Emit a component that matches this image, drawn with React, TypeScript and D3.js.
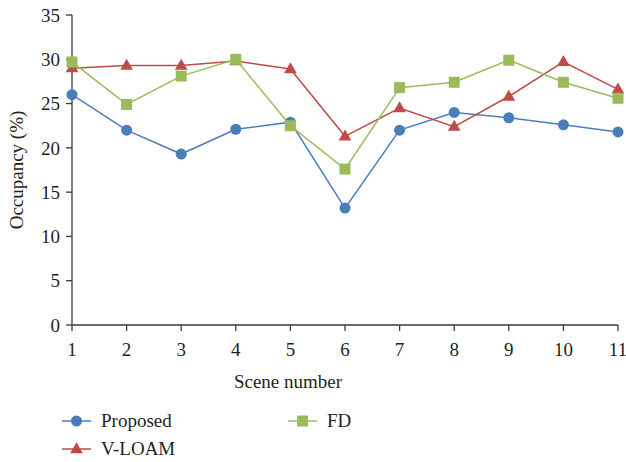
import React from "react";
import * as d3 from "d3";

const scenes = [1, 2, 3, 4, 5, 6, 7, 8, 9, 10, 11];
const proposed = [26.0, 22.0, 19.3, 22.1, 22.9, 13.2, 22.0, 24.0, 23.4, 22.6, 21.8];
const vloam = [29.0, 29.3, 29.3, 29.8, 28.9, 21.3, 24.5, 22.4, 25.8, 29.7, 26.6];
const fd = [29.7, 24.9, 28.1, 30.0, 22.5, 17.6, 26.8, 27.4, 29.9, 27.4, 25.6];
const yTicks = [0, 5, 10, 15, 20, 25, 30, 35];
const seriesNames = ["Proposed", "V-LOAM", "FD"];

const W = 626, H = 462;
const font = "Liberation Serif, serif";
const axisColor = "#3a3a3a";
const textStyle = { fontFamily: font, fontSize: "19px", fill: "#231f20" } as React.CSSProperties;

export default function App() {
  const x = d3.scaleLinear().domain([1, 11]).range([72, 618]);
  const y = d3.scaleLinear().domain([0, 35]).range([325, 15]);
  const line = d3.line<number>().x((_, i) => x(scenes[i])).y((d) => y(d));
  const series = [
    { name: seriesNames[0], data: proposed, color: "#4a7ebb", shape: "circle" },
    { name: seriesNames[1], data: vloam, color: "#be4b48", shape: "triangle" },
    { name: seriesNames[2], data: fd, color: "#9bbb59", shape: "square" },
  ];
  const marker = (shape: string, cx: number, cy: number, color: string, key: any) => {
    if (shape === "circle") return <circle key={key} cx={cx} cy={cy} r={5.5} fill={color} />;
    if (shape === "square") return <rect key={key} x={cx - 5.5} y={cy - 5.5} width={11} height={11} fill={color} />;
    const p = d3.symbol().type(d3.symbolTriangle).size(70)();
    return <path key={key} d={p as string} transform={`translate(${cx},${cy + 0.5})`} fill={color} />;
  };
  const legend = [
    { x: 62, y: 421 },
    { x: 62, y: 449 },
    { x: 288, y: 421 },
  ];
  return (
    <svg width={W} height={H} style={{ position: "absolute", left: 0, top: 0, background: "#fff" }}>
      <rect width={W} height={H} fill="#fff" />
      <line x1={72} x2={72} y1={y(35)} y2={y(0)} stroke={axisColor} strokeWidth={1.3} />
      <line x1={72} x2={618} y1={y(0)} y2={y(0)} stroke={axisColor} strokeWidth={1.3} />
      {yTicks.map((t) => (
        <g key={"y" + t}>
          <line x1={66} x2={72} y1={y(t)} y2={y(t)} stroke={axisColor} strokeWidth={1.3} />
          <text x={60} y={y(t)} dy="0.35em" textAnchor="end" style={textStyle}>{t}</text>
        </g>
      ))}
      {scenes.map((s) => (
        <g key={"x" + s}>
          <line x1={x(s)} x2={x(s)} y1={y(0)} y2={y(0) + 6} stroke={axisColor} strokeWidth={1.3} />
          <text x={x(s)} y={356} textAnchor="middle" style={textStyle}>{s}</text>
        </g>
      ))}
      <text x={288} y={388} textAnchor="middle" style={textStyle}>Scene number</text>
      <text transform={`translate(23,${170}) rotate(-90)`} textAnchor="middle" style={textStyle}>Occupancy (%)</text>
      {series.map((s) => (
        <g key={s.name}>
          <path d={line(s.data) as string} fill="none" stroke={s.color} strokeWidth={1.5} />
          {s.data.map((d, i) => marker(s.shape, x(scenes[i]), y(d), s.color, i))}
        </g>
      ))}
      {series.map((s, i) => (
        <g key={"lg" + s.name}>
          <line x1={legend[i].x} x2={legend[i].x + 29} y1={legend[i].y} y2={legend[i].y} stroke={s.color} strokeWidth={1.5} />
          {marker(s.shape, legend[i].x + 14.5, legend[i].y, s.color, "m")}
          <text x={legend[i].x + 39} y={legend[i].y + 6} style={textStyle}>{s.name}</text>
        </g>
      ))}
    </svg>
  );
}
______
- EXERCISE AIM: Without the pictures, output the full listing exactly as it stands.

- REPLY:
Emit a component that matches this image, drawn with React, TypeScript and D3.js.
import React from "react";
import * as d3 from "d3";

const scenes = [1, 2, 3, 4, 5, 6, 7, 8, 9, 10, 11];
const proposed = [26.0, 22.0, 19.3, 22.1, 22.9, 13.2, 22.0, 24.0, 23.4, 22.6, 21.8];
const vloam = [29.0, 29.3, 29.3, 29.8, 28.9, 21.3, 24.5, 22.4, 25.8, 29.7, 26.6];
const fd = [29.7, 24.9, 28.1, 30.0, 22.5, 17.6, 26.8, 27.4, 29.9, 27.4, 25.6];
const yTicks = [0, 5, 10, 15, 20, 25, 30, 35];
const seriesNames = ["Proposed", "V-LOAM", "FD"];

const W = 626, H = 462;
const font = "Liberation Serif, serif";
const axisColor = "#3a3a3a";
const textStyle = { fontFamily: font, fontSize: "19px", fill: "#231f20" } as React.CSSProperties;

export default function App() {
  const x = d3.scaleLinear().domain([1, 11]).range([72, 618]);
  const y = d3.scaleLinear().domain([0, 35]).range([325, 15]);
  const line = d3.line<number>().x((_, i) => x(scenes[i])).y((d) => y(d));
  const series = [
    { name: seriesNames[0], data: proposed, color: "#4a7ebb", shape: "circle" },
    { name: seriesNames[1], data: vloam, color: "#be4b48", shape: "triangle" },
    { name: seriesNames[2], data: fd, color: "#9bbb59", shape: "square" },
  ];
  const marker = (shape: string, cx: number, cy: number, color: string, key: any) => {
    if (shape === "circle") return <circle key={key} cx={cx} cy={cy} r={5.5} fill={color} />;
    if (shape === "square") return <rect key={key} x={cx - 5.5} y={cy - 5.5} width={11} height={11} fill={color} />;
    const p = d3.symbol().type(d3.symbolTriangle).size(70)();
    return <path key={key} d={p as string} transform={`translate(${cx},${cy + 0.5})`} fill={color} />;
  };
  const legend = [
    { x: 62, y: 421 },
    { x: 62, y: 449 },
    { x: 288, y: 421 },
  ];
  return (
    <svg width={W} height={H} style={{ position: "absolute", left: 0, top: 0, background: "#fff" }}>
      <rect width={W} height={H} fill="#fff" />
      <line x1={72} x2={72} y1={y(35)} y2={y(0)} stroke={axisColor} strokeWidth={1.3} />
      <line x1={72} x2={618} y1={y(0)} y2={y(0)} stroke={axisColor} strokeWidth={1.3} />
      {yTicks.map((t) => (
        <g key={"y" + t}>
          <line x1={66} x2={72} y1={y(t)} y2={y(t)} stroke={axisColor} strokeWidth={1.3} />
          <text x={60} y={y(t)} dy="0.35em" textAnchor="end" style={textStyle}>{t}</text>
        </g>
      ))}
      {scenes.map((s) => (
        <g key={"x" + s}>
          <line x1={x(s)} x2={x(s)} y1={y(0)} y2={y(0) + 6} stroke={axisColor} strokeWidth={1.3} />
          <text x={x(s)} y={356} textAnchor="middle" style={textStyle}>{s}</text>
        </g>
      ))}
      <text x={288} y={388} textAnchor="middle" style={textStyle}>Scene number</text>
      <text transform={`translate(23,${170}) rotate(-90)`} textAnchor="middle" style={textStyle}>Occupancy (%)</text>
      {series.map((s) => (
        <g key={s.name}>
          <path d={line(s.data) as string} fill="none" stroke={s.color} strokeWidth={1.5} />
          {s.data.map((d, i) => marker(s.shape, x(scenes[i]), y(d), s.color, i))}
        </g>
      ))}
      {series.map((s, i) => (
        <g key={"lg" + s.name}>
          <line x1={legend[i].x} x2={legend[i].x + 29} y1={legend[i].y} y2={legend[i].y} stroke={s.color} strokeWidth={1.5} />
          {marker(s.shape, legend[i].x + 14.5, legend[i].y, s.color, "m")}
          <text x={legend[i].x + 39} y={legend[i].y + 6} style={textStyle}>{s.name}</text>
        </g>
      ))}
    </svg>
  );
}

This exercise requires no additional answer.